Ihre Bork-Krimis kreisen allesamt um die kleine Hafenstadt Nordsum. Die aber gibt es gar nicht. Haben Sie beim Schreiben an eine reale Stadt gedacht?
In der Tat. Wenn ich in Gedanken nach Nordsum reise, dann sehe ich einen Mix aus Dünenlandschaften, wie man sie zum Beispiel von Sankt Peter-Ording, der dänischen Westküste oder Holland kennt, und dem ost- und nordfriesischen Wattenmeer mit den Schutzdeichen und Gezeiten. Ich liebe diese Landstriche. Ich bin in Husum, an der Nordsee aufgewachsen. Da kann man sich leicht zusammenreimen, wie der fiktive Ortsname Nordsum entstanden ist.
Was inspiriert Sie zu den Kriminalfällen, die Sie beschreiben?

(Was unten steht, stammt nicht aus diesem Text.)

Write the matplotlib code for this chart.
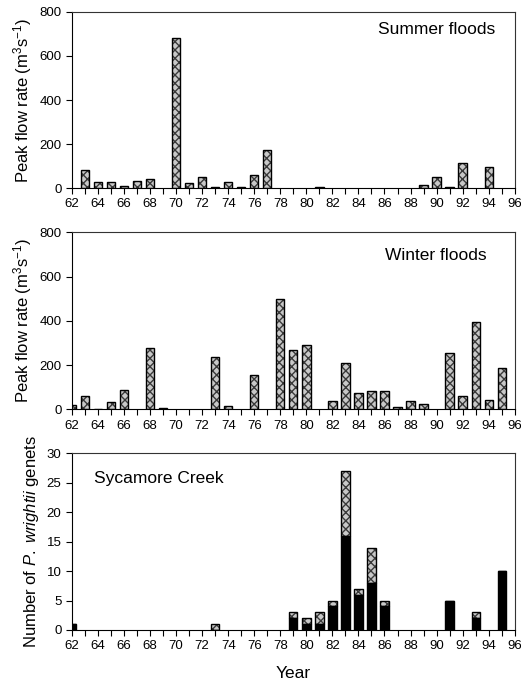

Eindeutig meine eigenen Ängste und die damit verbundene Frage: Was wäre wenn …? In meinen Krimis geraten die Hauptpersonen plötzlich in Situationen, die ihr Leben von einer Sekunde auf die nächste völlig aus den Angeln heben. Ihr Leben und das ihrer Angehörigen gerät in Gefahr. Ich stelle mir vor, wie es mir ergehen würde, wenn ich wie Jonas Feldmann in „Der andere Ausweg“ um das Leben meines liebsten Menschen fürchten muss und überdies auch noch von der Polizei des Mordes verdächtigt werde.
Sie beschreiben die nordischen Landschaften und ihre Menschen mit viel Einfühlungsvermögen.
Vielen Dank. Die Nordseeküste bedeutet mir sehr viel. Wenn ich an den spröden Charme der Menschen denke, die dort leben, fühle ich mich im Schreibprozess sofort bei ihnen. Dann kommen die Dialoge wie von selbst. Wenn ich die Augen schließe und dann Wolken sehe, die mit der Flut ziehen, einen glühenden Horizont hinter tosender Brandung, schäumendes Wasser und sich aufbäumende Wellenkämme, dann stehe ich mittendrin und bin mir ganz sicher: hier gehör‘ ich hin. Genauso wie die Ermittler Bork, Harring und Bahnsen.
Wie mörderisch ist der Norden in Wahrheit?
Eine interessante Frage. Da müsste man eine Statistik zu Rate ziehen. Würde es sich im echten Leben genauso gewalttätig wie in der Welt der nordischen Krimi-Literatur verhalten, dann müsste ich mich wohl viel direkter mit meinen Ängsten auseinandersetzen, bevor ich das nächste Mal an die Küste reise. Zum Glück brauche ich mich nicht zu fürchten, falls ich mal allein in der Dunkelheit am Meeressaum entlang spazieren und dabei dem sanften Wellenschlag lauschen sollte. Obwohl, ganz sicher bin ich mir gerade nicht.
Wird es einen vierten Bork-Krimi geben?
Ja. Zum Glück wird Walter Bork wieder ermitteln. Er hat mir nämlich gefehlt. Ich freue mich auf die Reise mit ihm. Im nächsten Jahr wird der vierte Fall erscheinen.